When violence does explode onscreen, it ironically heightens the film’s reflective tone. In those moments, we’re forced to ask: What becomes of those left behind when the rest of the world moves on? What becomes of those destroyed by the evil of the world? As the movie imagines a potentially better world than the one in which we live, it encourages us to do better to those whom society often discards.
Jojo Rabbit (written and directed by Taika Waititi)
Jojo Rabbit centers on a member of the Hitler Youth whose fanaticism is stoked by his imaginary friend, Adolf. Also, it’s a wacky comedy. Yes, that’s a strange combination but one we might expect from irreverent director Waititi. As conjured by young Jojo (Roman Griffin Davis), Adolf (Waititi) is, at turns, charismatic, ridiculous and horrifying. But Jojo’s devotion to (and delusion regarding) the Nazi cause is disrupted when he discovers Jewish girl Elsa (Thomasin McKenzie) hiding inside the walls of his house. As Jojo learns more about Elsa’s humanity and recognizes the destructive absurdity of fascism, his ardor waivers and a new sense of humanity dances in.
Jojo Rabbit’s shifts from goofy humor to genuine horror to touching pathos can be jarring, but there’s something rousing about its message of loving your neighbor—including those you’ve been taught to hate.
Marriage Story (written and directed by Noah Baumbach)
Marriage Story opens with central couple Charlie and Nicole Barber (Adam Driver and Scarlett Johansson) describing what they love about one another. But that warm moment abruptly ends with a shot of the Barbers sitting in divorce counseling. The scene establishes the film’s funny and often heartbreaking tone and lays out its major themes, showing us how Charlie and Nicole wrestle with their self-perception as they settle into their new lives as separated adults.
Even if we haven’t been through a custody battle, everyone knows the dislocation caused by a difficult season. We’ve all questioned our identities in the process. In those moments, it’s difficult to remember that, despite our shortcomings, Christ calls us children of God. It’s even harder to remember that Jesus says the same of our antagonists. The identity he gives us comes with a responsibility to love even those who have hurt us most.
A Hidden Life (written and directed by Terrence Malick)
Malick has long since established himself as a master of dreamlike imagery.

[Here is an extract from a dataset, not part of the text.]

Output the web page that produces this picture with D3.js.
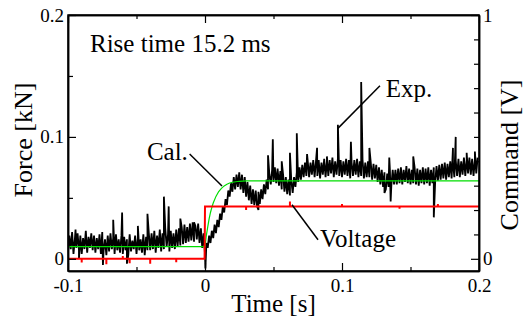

With whispered voice-overs and wide-angle shots of the rolling Austrian countryside, A Hidden Life initially seems like another of his gauzy tone poems. But as the story of a farmer, Franz Jägerstätter (August Diehl), who refuses to join the Nazi army, the movie could not be more immediate. Illustrating what Dietrich Bonhoeffer called “the cost of discipleship,” Malick shows us the exclusion Jägerstätter and his wife, Fani (Valerie Pachner), undergo when they refuse to join their neighbors’ nationalist furor.
A Hidden Life is a stark reminder of the radical stakes of Christ’s call to love others. Whereas the world values the safety of exclusion, Christ commands us to honor others, despite the cost.

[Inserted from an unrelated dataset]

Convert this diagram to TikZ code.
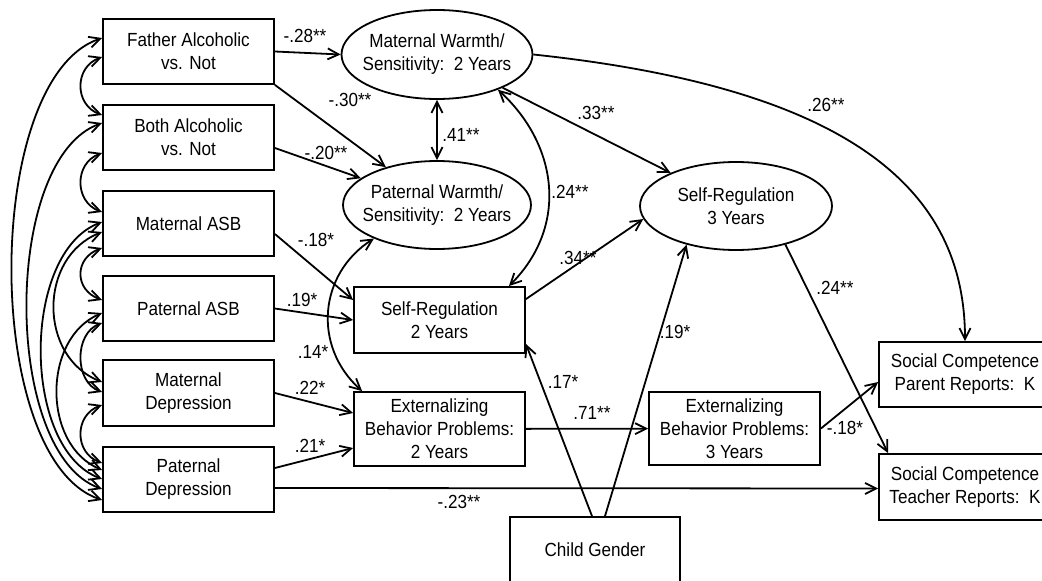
\documentclass[tikz,border=0pt]{standalone}
\usepackage{fontspec}
\setmainfont{Liberation Sans}[FakeStretch=0.9]
\usetikzlibrary{shapes.geometric,arrows.meta}

\begin{document}
\begin{tikzpicture}[x=1pt,y=-1pt,
    font=\fontsize{19}{23}\selectfont,
    line width=1.8pt,
    >={Straight Barb[length=11pt,width=11pt]},
    box/.style={draw,rectangle,align=center,inner sep=0pt,minimum width=171pt,minimum height=65pt},
    oval/.style={draw,ellipse,align=center,inner xsep=-12pt,inner ysep=0pt,minimum width=191pt,minimum height=89pt},
    coef/.style={inner sep=1pt}]
  \useasboundingbox (0,0) rectangle (1042,581);
  \clip (0,0) rectangle (1042,581);

  % exogenous variables
  \node[box] (fa) at (188.5,51.5) {Father Alcoholic\\vs. Not};
  \node[box] (ba) at (188.5,137.5) {Both Alcoholic\\vs. Not};
  \node[box] (ma) at (188.5,223.5) {Maternal ASB};
  \node[box] (pa) at (188.5,308.5) {Paternal ASB};
  \node[box,minimum height=66pt] (md) at (188.5,393) {Maternal\\Depression};
  \node[box] (pd) at (188.5,479.5) {Paternal\\Depression};

  % mediators and outcomes
  \node[oval] (mw) at (437,54.5) {Maternal Warmth/\\Sensitivity:\ \ 2 Years};
  \node[oval,minimum width=188pt,minimum height=88pt] (pw) at (437,205) {Paternal Warmth/\\Sensitivity:\ \ 2 Years};
  \node[oval,minimum width=192pt,minimum height=88pt] (sr3) at (736,206) {Self-Regulation\\3 Years};
  \node[box,minimum height=66pt] (sr2) at (439.5,320) {Self-Regulation\\2 Years};
  \node[box,minimum height=74pt] (ext2) at (439.5,429) {Externalizing\\Behavior Problems:\\2 Years};
  \node[box,minimum height=73pt] (ext3) at (734.5,428.5) {Externalizing\\Behavior Problems:\\3 Years};
  \node[box,minimum width=170pt,minimum height=66pt] (cg) at (595,550) {Child Gender};
  \node[box,minimum width=172pt] (scp) at (965,374.5) {Social Competence\\Parent Reports:\ \ K};
  \node[box,minimum width=172pt,minimum height=66pt] (sct) at (965,487) {Social Competence\\Teacher Reports:\ \ K};

  % paths
  \draw[->] (fa.east) -- (mw.west);
  \draw[->] (fa.south east) -- (pw);
  \draw[->] ([yshift=-10.5pt]ba.east) -- (pw);
  \draw[->] ([yshift=-10.5pt]ma.east) -- ([yshift=20pt]sr2.west);
  \draw[->] (pa.east) -- (sr2.west);
  \draw[->] (md.east) -- ([yshift=16pt]ext2.west);
  \draw[->] ([yshift=11.5pt]pd.east) -- ([yshift=-19pt]ext2.west);
  \draw[->] ([yshift=-8.5pt]pd.east) -- ([yshift=-1.5pt]sct.west);
  \draw[<->] (mw.south) -- (pw.north);
  \draw[<->] (mw.-30) .. controls +(60,55) and +(60,-60) .. ([xshift=-17pt]sr2.north east);
  \draw[<->] (pw.208) .. controls +(-55,35) and +(-50,-45) .. ([xshift=9pt]ext2.north west);
  \draw[->] (mw) -- (sr3);
  \draw[->] (mw.east) .. controls +(320,34) and +(0,-150) .. (scp.north);
  \draw[->] ([yshift=-13pt]sr2.north east) -- (sr3.188);
  \draw[->] (ext2) -- (ext3);
  \draw[->] ([xshift=-3pt]cg.north) -- ([yshift=10pt]sr2.south east);
  \draw[->] ([xshift=10pt]cg.north) -- (sr3.218);
  \draw[->] (sr3.-38) -- ([xshift=10pt]sct.north west);
  \draw[->] (ext3.east) -- ([yshift=-7.5pt]scp.west);

  % covariances among exogenous variables
  \draw[<->] ([yshift=-5.5pt]fa.west) .. controls +(-28,10) and +(-28,-10) .. ([yshift=22.5pt]ba.west);
  \draw[<->] ([yshift=-15.5pt]ba.west) .. controls +(-28,10) and +(-28,-10) .. ([yshift=11.5pt]ma.west);
  \draw[<->] ([yshift=-24.5pt]ma.west) .. controls +(-28,10) and +(-28,-10) .. ([yshift=8.5pt]pa.west);
  \draw[<->] ([yshift=-14.5pt]pa.west) .. controls +(-28,10) and +(-28,-10) .. ([yshift=1pt]md.west);
  \draw[<->] ([yshift=-12pt]md.west) .. controls +(-28,10) and +(-28,-10) .. ([yshift=16.5pt]pd.west);
  \draw[<->] ([yshift=13.5pt]fa.west) .. controls +(-120,40) and +(-120,-40) .. ([yshift=-20.5pt]pd.west);
  \draw[<->] ([yshift=14.5pt]ba.west) .. controls +(-100,35) and +(-100,-35) .. ([yshift=-9.5pt]pd.west);
  \draw[<->] ([yshift=1.5pt]ma.west) .. controls +(-81,30) and +(-81,-30) .. ([yshift=0.5pt]pd.west);
  \draw[<->] ([yshift=-4.5pt]pa.west) .. controls +(-60,25) and +(-60,-25) .. ([yshift=9.5pt]pd.west);
  \draw[<->] ([yshift=-8.5pt]ma.west) .. controls +(-64,25) and +(-64,-25) .. ([yshift=11pt]md.west);

  % coefficients
  \node[coef] (c-fa-mw) at (305,36) {-.28**};
  \node[coef] (c-fa-pw) at (350,100) {-.30**};
  \node[coef] (c-ba-pw) at (326,153) {-.20**};
  \node[coef] (c-ma-sr) at (316,240) {-.18*};
  \node[coef] (c-pa-sr) at (302,300) {.19*};
  \node[coef] (c-pw-ex) at (313,352) {.14*};
  \node[coef] (c-md-ex) at (310,388) {.22*};
  \node[coef] (c-pd-ex) at (310,446) {.21*};
  \node[coef] (c-pd-sc) at (459,502) {-.23**};
  \node[coef] (c-mw-pw) at (461,135) {.41**};
  \node[coef] (c-mw-sr) at (570,192) {.24**};
  \node[coef] (c-mw-s3) at (596,113) {.33**};
  \node[coef] (c-mw-sc) at (826,105) {.26**};
  \node[coef] (c-sr-s3) at (578,258) {.34**};
  \node[coef] (c-ex-ex) at (592,413) {.71**};
  \node[coef] (c-cg-sr) at (563,382) {.17*};
  \node[coef] (c-cg-s3) at (675,332) {.19*};
  \node[coef] (c-s3-sc) at (835,288) {.24**};
  \node[coef] (c-ex-sc) at (845,428) {-.18*};
\end{tikzpicture}
\end{document}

Parasite (directed by Bong Joon-ho; written by Bong and Han Jin-won)
Last year produced many movies about wealth inequality, but none packed a punch quite like Parasite. In this South Korean film, the destitute Kim family experiences a windfall when older son Ki-woo (Choi Woo-sik) takes a position tutoring the teenage daughter of the rich and oblivious Parks. Through sabotage and deception, each of the Kims secures a position in the Park household—displacing the Parks’ original employees in the process. Bong never specifies who, exactly, is the titular parasite, choosing instead to illustrate the destruction and antagonism of an economic system that forces people to compete to survive.

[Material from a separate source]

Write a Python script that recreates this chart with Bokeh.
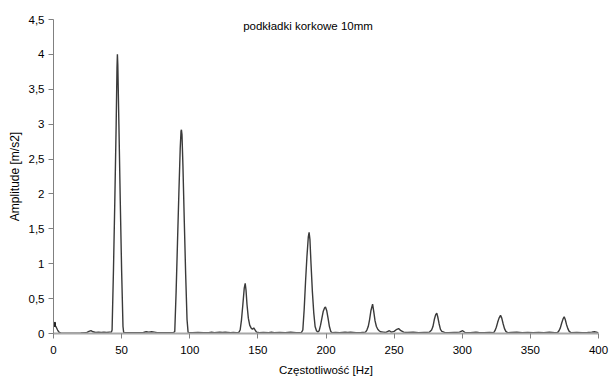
from bokeh.plotting import figure
from bokeh.models import Range1d, FixedTicker, CustomJSTickFormatter, Label
from bokeh.embed import file_html
from bokeh.resources import INLINE

# ---- data ----
title_text = "podkładki korkowe 10mm"
x_label = "Częstotliwość [Hz]"
y_label = "Amplitude [m/s2]"
x_ticks = [0, 50, 100, 150, 200, 250, 300, 350, 400]
y_ticks = [0, 0.5, 1, 1.5, 2, 2.5, 3, 3.5, 4, 4.5]

freq_hz = [
    0, 1, 2, 3, 4, 5.5, 8, 12, 16, 20, 24, 26, 27.5, 29, 31, 33, 35, 37, 39, 41, 42.5,
    43, 44, 45, 46, 46.6, 46.9, 47.2, 48, 49, 50, 51, 51.5,
    54, 58, 62, 66, 68, 70, 72, 74, 76, 80, 84, 88,
    89, 90, 91, 92, 93, 93.6, 93.9, 94.3, 95, 96, 97, 98, 98.8,
    102, 106, 110, 114, 116, 118, 122, 124, 126, 130, 132, 134, 136,
    137, 138, 139, 140, 140.7, 141.3, 142, 143, 144, 145, 146, 147, 148, 149, 151,
    154, 158, 160, 162, 166, 170, 174, 178, 182,
    183, 184, 185, 186, 187, 187.6, 188.2, 189, 190, 191, 192, 193, 194, 195, 196,
    197, 198, 199, 199.6, 200.5, 201.5, 202.5, 203.5, 204.5,
    207, 210, 214, 216, 218, 222, 226, 229,
    230, 231, 232, 233, 234.2, 235, 236, 237, 238, 239, 240, 242, 244, 246.5, 248,
    250, 252, 253.3, 255, 257, 260, 264, 268, 272, 276,
    277.5, 278.5, 279.5, 280.5, 281.3, 282, 283, 284, 285, 287, 290, 294, 298,
    300.3, 302, 306, 310, 312, 316, 320, 323,
    324, 325, 326, 327, 328.1, 329, 330, 331, 332, 333.5, 336, 340, 344, 348, 352,
    356, 360, 364, 368, 370,
    371, 372, 373, 374, 374.8, 375.6, 376.5, 377.5, 378.5, 380, 384, 388, 392, 395,
    397, 398.5, 400,
]
amplitude = [
    0.13, 0.12, 0.09, 0.05, 0.02, 0.005, 0.005, 0.006, 0.005, 0.007, 0.01, 0.03, 0.04, 0.025, 0.015, 0.02, 0.015, 0.02, 0.015, 0.02, 0.02,
    0.05, 0.9, 1.9, 3.0, 3.8, 4.0, 3.85, 3.0, 1.9, 0.9, 0.1, 0.015,
    0.01, 0.012, 0.01, 0.015, 0.025, 0.02, 0.025, 0.02, 0.012, 0.01, 0.01, 0.012,
    0.03, 0.6, 1.3, 2.0, 2.65, 2.9, 2.92, 2.85, 2.4, 1.6, 0.85, 0.2, 0.015,
    0.01, 0.015, 0.01, 0.012, 0.02, 0.01, 0.02, 0.015, 0.02, 0.01, 0.015, 0.01, 0.015,
    0.05, 0.2, 0.42, 0.65, 0.72, 0.62, 0.42, 0.22, 0.12, 0.08, 0.06, 0.08, 0.05, 0.02, 0.01,
    0.015, 0.01, 0.02, 0.012, 0.015, 0.01, 0.02, 0.01, 0.015,
    0.05, 0.35, 0.75, 1.1, 1.38, 1.45, 1.35, 1.0, 0.6, 0.3, 0.1, 0.04, 0.02, 0.04, 0.12,
    0.22, 0.32, 0.37, 0.38, 0.33, 0.22, 0.1, 0.03, 0.01,
    0.015, 0.01, 0.02, 0.015, 0.02, 0.012, 0.015, 0.02,
    0.05, 0.1, 0.2, 0.33, 0.42, 0.32, 0.18, 0.1, 0.06, 0.04, 0.025, 0.02, 0.015, 0.04, 0.02,
    0.03, 0.06, 0.07, 0.04, 0.02, 0.015, 0.02, 0.01, 0.015, 0.02,
    0.05, 0.1, 0.2, 0.27, 0.29, 0.24, 0.14, 0.06, 0.03, 0.015, 0.01, 0.015, 0.02,
    0.04, 0.015, 0.01, 0.02, 0.015, 0.01, 0.015, 0.01,
    0.04, 0.09, 0.16, 0.22, 0.26, 0.22, 0.14, 0.07, 0.03, 0.01, 0.015, 0.02, 0.01, 0.015, 0.01,
    0.015, 0.01, 0.02, 0.012, 0.015,
    0.04, 0.08, 0.15, 0.21, 0.24, 0.2, 0.13, 0.07, 0.03, 0.01, 0.015, 0.01, 0.015, 0.02,
    0.025, 0.02, 0.01,
]
assert len(freq_hz) == len(amplitude)

FONT = "Liberation Sans"

p = figure(width=609, height=378, output_backend="svg", toolbar_location=None,
           x_range=Range1d(0, 400), y_range=Range1d(0, 4.5),
           min_border_left=53, min_border_right=11, min_border_top=19,
           min_border_bottom=44)
p.outline_line_color = None
p.grid.visible = False
p.background_fill_color = "white"
p.border_fill_color = "white"

p.line(freq_hz, amplitude, line_color="#3a3a3a", line_width=1.4)
p.scatter([freq_hz[0]], [amplitude[0]], marker="square", size=4,
          fill_color="#222222", line_color="#222222")

for ax in (p.xaxis[0], p.yaxis[0]):
    ax.major_label_text_font = FONT
    ax.major_label_text_font_size = "11.5px"
    ax.major_label_text_color = "black"
    ax.axis_label_text_font = FONT
    ax.axis_label_text_font_size = "11.5px"
    ax.axis_label_text_font_style = "normal"
    ax.axis_label_text_color = "black"
    ax.minor_tick_line_color = None
    ax.major_tick_in = 0
    ax.major_tick_out = 5
    ax.major_tick_line_color = "#808080"

p.xaxis[0].ticker = FixedTicker(ticks=x_ticks)
p.xaxis[0].axis_label = x_label
p.xaxis[0].axis_line_color = "#a8a8a8"
p.xaxis[0].axis_line_width = 2
p.xaxis[0].major_label_standoff = 7
p.xaxis[0].axis_label_standoff = 7

p.yaxis[0].ticker = FixedTicker(ticks=y_ticks)
p.yaxis[0].formatter = CustomJSTickFormatter(code="return String(tick).replace('.', ',');")
p.yaxis[0].axis_label = y_label
p.yaxis[0].axis_label_text_font_size = "12px"
p.yaxis[0].axis_line_color = "#808080"
p.yaxis[0].major_label_standoff = 4
p.yaxis[0].axis_label_standoff = 4

p.add_layout(Label(x=186.8, y=4.4, text=title_text, text_align="center",
                   text_baseline="middle", text_font=FONT,
                   text_font_size="11.5px", text_color="black"))

open("out.html", "w").write(file_html(p, INLINE))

If no one comes out unscathed by moral compromise, that’s because they cannot escape a system in which suffering rolls downhill (literally, in this case). No matter how bad one’s situation might be, there’s always someone who has it worse. Not a lesson in contentment, Parasite brings to mind Jesus’ teaching about the value of the kingdom of heaven. It urges us to make a better world in which people need not leech off one another.